Fail-Fast Ordering — the Economics of Stage Order

The ordering Lint → Build → Test → Package is not a convention — it is an economic decision. Each stage is more expensive than the one before it. If a lint error would have caught a problem in 10 seconds, running a 15-minute test suite before the lint check wastes 14 minutes and 50 seconds of compute, multiplied across every developer and every push in the organization.

This principle is enforced with the needs keyword in GitHub Actions (or dependencies/needs in GitLab CI). A stage that declares needs: [lint] will not start until lint succeeds, and will be skipped entirely if lint fails. Fail-fast is the default behavior when stages are properly chained.
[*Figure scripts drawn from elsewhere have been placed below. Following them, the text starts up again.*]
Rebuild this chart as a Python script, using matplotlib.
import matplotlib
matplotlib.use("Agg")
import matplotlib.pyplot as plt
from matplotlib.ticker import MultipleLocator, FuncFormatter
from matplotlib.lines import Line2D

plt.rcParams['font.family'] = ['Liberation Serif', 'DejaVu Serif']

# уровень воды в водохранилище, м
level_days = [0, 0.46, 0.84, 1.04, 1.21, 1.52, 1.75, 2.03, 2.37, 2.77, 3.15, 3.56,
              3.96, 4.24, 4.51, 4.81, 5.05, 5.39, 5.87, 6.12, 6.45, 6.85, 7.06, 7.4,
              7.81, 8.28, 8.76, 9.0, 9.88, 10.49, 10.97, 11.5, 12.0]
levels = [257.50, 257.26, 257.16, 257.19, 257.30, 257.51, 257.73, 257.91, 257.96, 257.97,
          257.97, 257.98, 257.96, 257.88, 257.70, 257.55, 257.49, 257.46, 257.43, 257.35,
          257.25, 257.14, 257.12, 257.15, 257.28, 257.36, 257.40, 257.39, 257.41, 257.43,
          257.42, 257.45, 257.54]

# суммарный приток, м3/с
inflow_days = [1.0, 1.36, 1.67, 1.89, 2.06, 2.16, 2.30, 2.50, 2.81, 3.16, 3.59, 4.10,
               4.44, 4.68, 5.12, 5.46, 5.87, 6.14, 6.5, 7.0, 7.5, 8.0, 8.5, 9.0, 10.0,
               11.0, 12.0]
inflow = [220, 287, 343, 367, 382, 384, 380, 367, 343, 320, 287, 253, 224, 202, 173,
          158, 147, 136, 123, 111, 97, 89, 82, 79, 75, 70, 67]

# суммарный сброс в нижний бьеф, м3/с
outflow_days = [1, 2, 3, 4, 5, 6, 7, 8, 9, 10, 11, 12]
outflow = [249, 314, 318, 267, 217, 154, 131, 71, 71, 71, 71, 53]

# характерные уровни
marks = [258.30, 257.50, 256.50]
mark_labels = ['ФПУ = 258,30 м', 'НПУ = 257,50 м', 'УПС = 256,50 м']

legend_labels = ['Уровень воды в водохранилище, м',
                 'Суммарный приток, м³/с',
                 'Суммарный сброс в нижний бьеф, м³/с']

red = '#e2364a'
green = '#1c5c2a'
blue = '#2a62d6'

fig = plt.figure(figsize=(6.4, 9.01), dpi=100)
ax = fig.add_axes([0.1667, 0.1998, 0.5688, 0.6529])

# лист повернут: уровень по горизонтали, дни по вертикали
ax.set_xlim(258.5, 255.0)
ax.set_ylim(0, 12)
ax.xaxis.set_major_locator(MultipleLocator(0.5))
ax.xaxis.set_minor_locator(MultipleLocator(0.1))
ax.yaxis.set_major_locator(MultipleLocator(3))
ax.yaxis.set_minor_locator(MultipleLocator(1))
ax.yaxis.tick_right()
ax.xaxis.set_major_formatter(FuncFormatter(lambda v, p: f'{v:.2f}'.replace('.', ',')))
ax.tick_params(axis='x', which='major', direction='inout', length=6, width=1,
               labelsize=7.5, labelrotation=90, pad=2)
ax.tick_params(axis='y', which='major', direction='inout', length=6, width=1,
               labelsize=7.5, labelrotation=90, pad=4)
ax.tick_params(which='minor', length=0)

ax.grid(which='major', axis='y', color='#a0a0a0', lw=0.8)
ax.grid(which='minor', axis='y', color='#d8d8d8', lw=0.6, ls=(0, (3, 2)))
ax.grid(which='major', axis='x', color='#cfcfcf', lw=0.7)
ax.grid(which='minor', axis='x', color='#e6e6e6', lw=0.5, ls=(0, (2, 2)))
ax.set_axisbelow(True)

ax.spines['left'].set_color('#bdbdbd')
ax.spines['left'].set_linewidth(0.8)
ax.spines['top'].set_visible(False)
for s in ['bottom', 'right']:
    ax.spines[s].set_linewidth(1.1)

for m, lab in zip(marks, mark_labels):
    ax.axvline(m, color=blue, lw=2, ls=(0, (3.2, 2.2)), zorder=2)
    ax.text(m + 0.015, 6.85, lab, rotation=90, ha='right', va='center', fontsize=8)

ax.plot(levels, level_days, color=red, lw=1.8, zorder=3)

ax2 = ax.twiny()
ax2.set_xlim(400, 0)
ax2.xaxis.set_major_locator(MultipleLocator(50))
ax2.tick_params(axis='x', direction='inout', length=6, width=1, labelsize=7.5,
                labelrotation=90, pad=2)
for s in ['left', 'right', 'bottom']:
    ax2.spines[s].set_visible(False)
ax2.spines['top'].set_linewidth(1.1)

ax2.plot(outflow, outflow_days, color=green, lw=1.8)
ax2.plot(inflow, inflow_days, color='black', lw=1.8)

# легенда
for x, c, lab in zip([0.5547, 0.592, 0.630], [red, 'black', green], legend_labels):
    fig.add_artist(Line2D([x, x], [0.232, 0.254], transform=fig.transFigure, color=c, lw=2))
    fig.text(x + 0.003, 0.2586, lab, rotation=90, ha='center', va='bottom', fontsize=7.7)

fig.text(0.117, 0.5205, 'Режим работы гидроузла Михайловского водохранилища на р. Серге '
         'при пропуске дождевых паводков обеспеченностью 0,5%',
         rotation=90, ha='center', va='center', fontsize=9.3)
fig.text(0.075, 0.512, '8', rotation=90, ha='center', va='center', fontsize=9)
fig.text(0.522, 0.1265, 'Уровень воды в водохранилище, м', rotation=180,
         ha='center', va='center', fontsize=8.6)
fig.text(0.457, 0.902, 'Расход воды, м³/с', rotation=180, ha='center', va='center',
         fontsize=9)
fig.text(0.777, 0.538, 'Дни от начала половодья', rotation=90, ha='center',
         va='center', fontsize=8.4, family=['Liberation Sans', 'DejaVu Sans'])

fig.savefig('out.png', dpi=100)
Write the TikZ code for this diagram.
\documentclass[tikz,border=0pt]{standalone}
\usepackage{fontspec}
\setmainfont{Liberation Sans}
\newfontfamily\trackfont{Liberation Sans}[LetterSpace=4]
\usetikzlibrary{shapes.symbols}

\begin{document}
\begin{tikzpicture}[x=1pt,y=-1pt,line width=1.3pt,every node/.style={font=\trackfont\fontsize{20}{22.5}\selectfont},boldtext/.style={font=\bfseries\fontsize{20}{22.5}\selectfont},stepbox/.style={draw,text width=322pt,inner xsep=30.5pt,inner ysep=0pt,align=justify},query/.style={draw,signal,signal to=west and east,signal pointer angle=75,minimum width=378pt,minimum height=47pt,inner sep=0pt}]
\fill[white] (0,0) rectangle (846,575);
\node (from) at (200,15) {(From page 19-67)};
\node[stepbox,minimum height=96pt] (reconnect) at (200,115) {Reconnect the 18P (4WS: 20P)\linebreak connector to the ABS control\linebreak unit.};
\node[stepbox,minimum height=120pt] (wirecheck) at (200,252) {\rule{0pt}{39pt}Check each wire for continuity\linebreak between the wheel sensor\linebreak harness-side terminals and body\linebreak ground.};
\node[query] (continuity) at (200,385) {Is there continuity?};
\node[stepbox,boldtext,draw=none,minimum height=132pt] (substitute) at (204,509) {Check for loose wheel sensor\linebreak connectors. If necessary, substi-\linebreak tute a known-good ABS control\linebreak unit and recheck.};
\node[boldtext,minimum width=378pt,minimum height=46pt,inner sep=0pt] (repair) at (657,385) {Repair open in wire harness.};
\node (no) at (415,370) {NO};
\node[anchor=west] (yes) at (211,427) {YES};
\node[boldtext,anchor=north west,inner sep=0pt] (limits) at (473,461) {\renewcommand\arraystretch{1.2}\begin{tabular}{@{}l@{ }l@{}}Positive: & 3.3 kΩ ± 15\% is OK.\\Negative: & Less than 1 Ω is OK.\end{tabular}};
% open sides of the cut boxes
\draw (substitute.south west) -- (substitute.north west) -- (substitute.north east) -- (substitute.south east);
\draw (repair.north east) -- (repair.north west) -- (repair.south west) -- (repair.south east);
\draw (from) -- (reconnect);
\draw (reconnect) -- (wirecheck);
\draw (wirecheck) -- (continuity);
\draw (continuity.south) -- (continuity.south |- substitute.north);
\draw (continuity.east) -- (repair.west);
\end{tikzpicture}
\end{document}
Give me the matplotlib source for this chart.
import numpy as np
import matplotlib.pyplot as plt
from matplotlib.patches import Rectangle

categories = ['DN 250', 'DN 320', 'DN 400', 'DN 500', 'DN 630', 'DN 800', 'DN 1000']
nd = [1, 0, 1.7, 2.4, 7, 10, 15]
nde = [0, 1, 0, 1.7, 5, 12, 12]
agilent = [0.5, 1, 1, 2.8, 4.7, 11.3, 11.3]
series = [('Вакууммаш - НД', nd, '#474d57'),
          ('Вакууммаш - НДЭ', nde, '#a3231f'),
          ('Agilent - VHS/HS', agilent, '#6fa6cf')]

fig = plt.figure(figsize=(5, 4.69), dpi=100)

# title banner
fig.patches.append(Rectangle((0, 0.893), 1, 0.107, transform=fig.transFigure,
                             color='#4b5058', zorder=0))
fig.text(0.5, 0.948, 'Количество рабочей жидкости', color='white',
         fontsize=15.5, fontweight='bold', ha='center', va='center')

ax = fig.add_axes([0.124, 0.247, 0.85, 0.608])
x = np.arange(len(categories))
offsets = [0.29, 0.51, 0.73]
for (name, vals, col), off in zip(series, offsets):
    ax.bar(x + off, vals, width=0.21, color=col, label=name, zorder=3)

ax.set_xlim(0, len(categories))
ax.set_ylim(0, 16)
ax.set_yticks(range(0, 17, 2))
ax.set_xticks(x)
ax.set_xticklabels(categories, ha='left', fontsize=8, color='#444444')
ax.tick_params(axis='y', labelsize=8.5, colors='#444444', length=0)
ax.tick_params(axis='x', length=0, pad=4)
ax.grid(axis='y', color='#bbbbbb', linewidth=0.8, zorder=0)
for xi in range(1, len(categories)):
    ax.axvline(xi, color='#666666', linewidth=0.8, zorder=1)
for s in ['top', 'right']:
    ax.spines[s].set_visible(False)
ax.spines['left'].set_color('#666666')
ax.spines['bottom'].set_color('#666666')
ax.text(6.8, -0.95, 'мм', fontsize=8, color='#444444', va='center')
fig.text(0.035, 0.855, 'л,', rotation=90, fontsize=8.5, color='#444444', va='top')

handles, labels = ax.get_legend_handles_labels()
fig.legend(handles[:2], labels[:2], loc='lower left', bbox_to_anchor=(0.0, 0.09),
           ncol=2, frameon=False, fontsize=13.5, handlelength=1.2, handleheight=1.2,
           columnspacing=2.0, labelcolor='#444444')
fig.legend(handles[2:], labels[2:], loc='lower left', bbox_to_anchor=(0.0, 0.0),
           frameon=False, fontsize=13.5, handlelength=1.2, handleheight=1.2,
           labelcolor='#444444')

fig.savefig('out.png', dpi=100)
A common mistake is running all jobs in parallel unconditionally to "save time." This can push a Docker image to the registry even when tests are still running — or when they are about to fail. Always chain stages with explicit dependencies so no artifact is produced from broken code.

Putting It Together — the Complete Dependency Graph

A realistic pipeline dependency graph: lint and build are sequential; unit and integration tests run in parallel after the build; packaging only runs when all test jobs succeed.

Real pipelines at companies like Shopify, Stripe, and Airbnb follow this same graph structure. The parallelism in the test layer is where most teams recover significant wall-clock time — but the serial gating at lint and build ensures no compute is wasted on obviously broken code.

Measure your pipeline. Track mean pipeline duration and failure rate per stage as engineering metrics. If lint fails more than 5 % of the time, your local developer workflow is broken. If tests are the top failure cause, invest in flake detection. Instrument before you optimize.